Adriaan Koerbagh studied at the universities of Utrecht and Leiden, becoming a doctor in medicine and master in jurisprudence. He was one of the most radical figures of the Age of Enlightenment, rejecting and reviling the church and state as unreliable institutions and exposing theologians' and lawyers' language as vague and opaque tools to blind the people in order to maintain their own power. Koerbagh put the authority of reason above that of dogmas and was thus seen as a true freethinker, although twentieth century notions of him as an anarchist or libertarian cannot be applied with certainty.

Koerbagh described the Bible and dogmas like the Trinity and the divine nature of Christ as only the work of men. Also, like his contemporary Baruch de Spinoza, he argued that God is identical with nature and that nothing exists outside of nature. Therefore, he argued, natural science, not theology, was the real theology of the world. In his views about the secularization of the Republic of the Netherlands and the limitation of ecclesiastical powers, he argued that religion is irrational and only maintains its position through deception and violence.
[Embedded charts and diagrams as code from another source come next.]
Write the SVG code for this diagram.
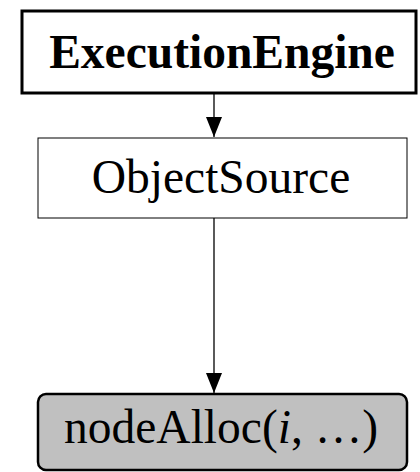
<svg xmlns="http://www.w3.org/2000/svg" width="420" height="472" viewBox="0 0 420 472">
<style>
text{font-family:"Liberation Serif","Times New Roman",serif;font-size:47.5px;fill:#000;text-anchor:middle}
.conn line{stroke:#000;stroke-width:1.3}
</style>
<defs>
<marker id="ah" markerUnits="userSpaceOnUse" markerWidth="20" markerHeight="16" refX="20" refY="8" orient="auto" viewBox="0 0 20 16">
<path d="M0,0 L20,8 L0,16 Z" fill="#000"/>
</marker>
</defs>
<g id="executionEngine">
<rect x="22" y="11" width="394" height="82" fill="#fff" stroke="#000" stroke-width="3"/>
<text x="222" y="68" font-weight="bold">ExecutionEngine</text>
</g>
<g id="objectSource">
<rect x="38" y="138" width="369" height="80" fill="#fff" stroke="#000" stroke-width="1"/>
<text x="221" y="193">ObjectSource</text>
</g>
<g id="nodeAlloc">
<rect x="38" y="394" width="369" height="76" rx="8" fill="#c0c0c0" stroke="#000" stroke-width="2.5"/>
<text x="221" y="443">nodeAlloc(<tspan font-style="italic">i</tspan>, …)</text>
</g>
<g class="conn">
<line x1="214" y1="93" x2="214" y2="137" marker-end="url(#ah)"/>
<line x1="214" y1="218" x2="214" y2="393" marker-end="url(#ah)"/>
</g>
</svg>
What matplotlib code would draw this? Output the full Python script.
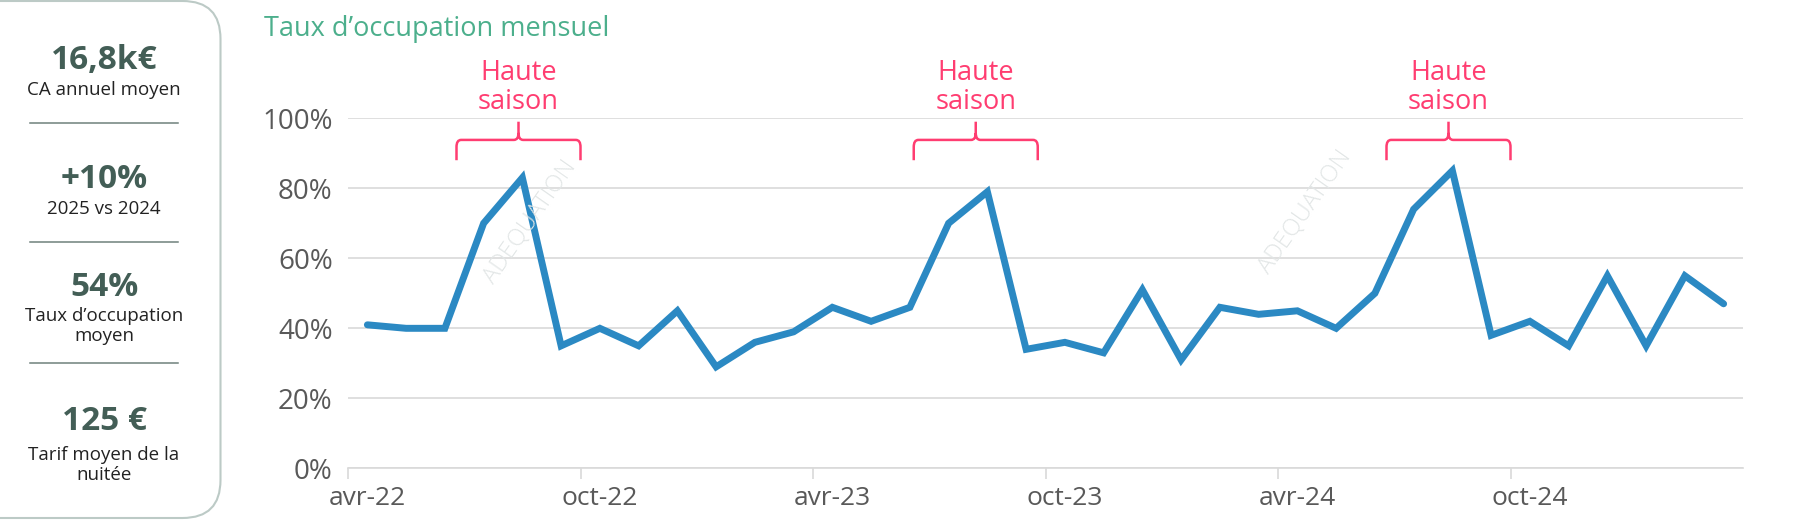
import numpy as np
import matplotlib.pyplot as plt
from matplotlib.path import Path
from matplotlib.patches import PathPatch, FancyBboxPatch
from matplotlib.transforms import IdentityTransform

# Monthly occupancy (avr-22 .. mar-25), in %
months = ["avr-22", "mai-22", "juin-22", "juil-22", "août-22", "sept-22",
          "oct-22", "nov-22", "déc-22", "janv-23", "févr-23", "mars-23",
          "avr-23", "mai-23", "juin-23", "juil-23", "août-23", "sept-23",
          "oct-23", "nov-23", "déc-23", "janv-24", "févr-24", "mars-24",
          "avr-24", "mai-24", "juin-24", "juil-24", "août-24", "sept-24",
          "oct-24", "nov-24", "déc-24", "janv-25", "févr-25", "mars-25"]
occupation = [41, 40, 40, 70, 83, 35, 40, 35, 45, 29, 36, 39,
              46, 42, 46, 70, 79, 34, 36, 33, 51, 31, 46, 44,
              45, 40, 50, 74, 85, 38, 42, 35, 55, 35, 55, 47]

# high season brackets (start/end in month index units)
season_start = [2.3, 14.1, 26.3]
season_end = [5.5, 17.3, 29.5]
season_label = "Haute\nsaison"

# KPI panel
kpi_values = ["16,8k€", "+10%", "54%", "125 €"]
kpi_labels = ["CA annuel moyen", "2025 vs 2024", "Taux d\u2019occupation\nmoyen",
              "Tarif moyen de la\nnuitée"]

W, H = 1800, 524
FONT = "Open Sans"
plt.rcParams['font.family'] = [FONT, 'DejaVu Sans']

fig = plt.figure(figsize=(W / 100, H / 100), dpi=100)


def fx(px):
    return px / W


def fy(py):
    return 1 - py / H


ax = fig.add_axes([fx(348), fy(468.4), fx(1743 - 348), (468.4 - 118.2) / H])

x = np.arange(len(occupation))
ax.plot(x, occupation, color="#2b89c3", linewidth=5, solid_joinstyle="miter",
        solid_capstyle="round", zorder=3)

ax.set_xlim(-0.5, len(months) - 0.5)
ax.set_ylim(0, 100)
ax.set_yticks(np.arange(0, 101, 20))
ax.set_yticklabels([f"{v}%" for v in range(0, 101, 20)])
ax.grid(axis="y", color="#d9d9d9", linewidth=1.2)
ax.set_axisbelow(True)

# tick marks between categories, labels under first month of each half-year
ax.set_xticks(np.arange(-0.5, len(months) - 1, 6))
ax.set_xticklabels([])
ax.set_xticks(np.arange(0, len(months), 6), minor=True)
ax.set_xticklabels([months[i] for i in range(0, len(months), 6)], minor=True)
ax.tick_params(axis="x", which="major", length=8, color="#d9d9d9", width=1.2)
ax.tick_params(axis="x", which="minor", length=0, pad=13, labelsize=19,
               labelcolor="#595959")
ax.tick_params(axis="y", length=0, pad=11, labelsize=20, labelcolor="#595959")

for s in ["top", "right", "left"]:
    ax.spines[s].set_visible(False)
ax.spines["bottom"].set_color("#d9d9d9")
ax.spines["bottom"].set_linewidth(1.2)

pink = "#ff3d71"


def brace(x0, x1, yb=88, yh=93.8, yt=99, dx=0.12, dy=2.0):
    xc = (x0 + x1) / 2
    verts = [(x0, yb), (x0, yh - dy), (x0, yh), (x0 + dx, yh), (xc - dx, yh),
             (xc, yh), (xc, yh + dy), (xc, yt),
             (xc, yh + dy), (xc, yh), (xc + dx, yh), (x1 - dx, yh),
             (x1, yh), (x1, yh - dy), (x1, yb)]
    codes = [Path.MOVETO, Path.LINETO, Path.CURVE3, Path.CURVE3, Path.LINETO,
             Path.CURVE3, Path.CURVE3, Path.LINETO,
             Path.MOVETO, Path.CURVE3, Path.CURVE3, Path.LINETO,
             Path.CURVE3, Path.CURVE3, Path.LINETO]
    p = PathPatch(Path(verts, codes), facecolor="none", edgecolor=pink,
                  linewidth=1.8, clip_on=False)
    ax.add_patch(p)
    ax.text(xc, 108.8, season_label, ha="center", va="center", color=pink,
            fontsize=19.5, linespacing=1.05, clip_on=False)


for a, b in zip(season_start, season_end):
    brace(a, b)

# faint watermark
for wx, wy in [(530, 222), (1305, 212)]:
    fig.text(fx(wx), fy(wy), "ADEQUATION", rotation=55, ha="center", va="center",
             color="#e2e6e6", fontsize=17, fontweight="light", zorder=4)

fig.text(fx(264), fy(29), "Taux d\u2019occupation mensuel", ha="left", va="center",
         color="#4caf8c", fontsize=19.5)

# KPI panel with rounded border
box = FancyBboxPatch((-60, H - 518), 220.5 + 60, 518 - 1,
                     boxstyle="round,pad=0,rounding_size=38",
                     transform=IdentityTransform(), facecolor="none",
                     edgecolor="#bccac6", linewidth=1.5)
fig.patches.append(box)

value_y = [61, 180, 287, 422]
label_y = [90, 209, 326, 465]
sep_y = [123, 242, 363]
cx = 104
for v, l, vy, ly in zip(kpi_values, kpi_labels, value_y, label_y):
    fig.text(fx(cx), fy(vy), v, ha="center", va="center", color="#435e56",
             fontsize=24, fontweight="bold")
    fig.text(fx(cx), fy(ly), l, ha="center", va="center", color="#222222",
             fontsize=13.5, linespacing=1.1)
for sy in sep_y:
    fig.add_artist(plt.Line2D([fx(30), fx(178)], [fy(sy), fy(sy)],
                              color="#6f817c", linewidth=1.1))

fig.savefig("out.png", dpi=100)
He wrote in books 't Nieuw Woorden-Boeck der Regten" (The New Dictionary of Rights, 1664), and in "Een Bloemhof van allerley lieflijkheyd" (A Flower Garden of All Sorts of Delights, 1668), under the pseudonym Vreederijk Waarmond. This book explained various technical terms and foreign words. The Church authorities were offended by the dictionary's articles on religious and political topics, forcing Koerbagh to flee to Culemborg, a legally autonomous town in another province that would not extradite him, and then to Leiden.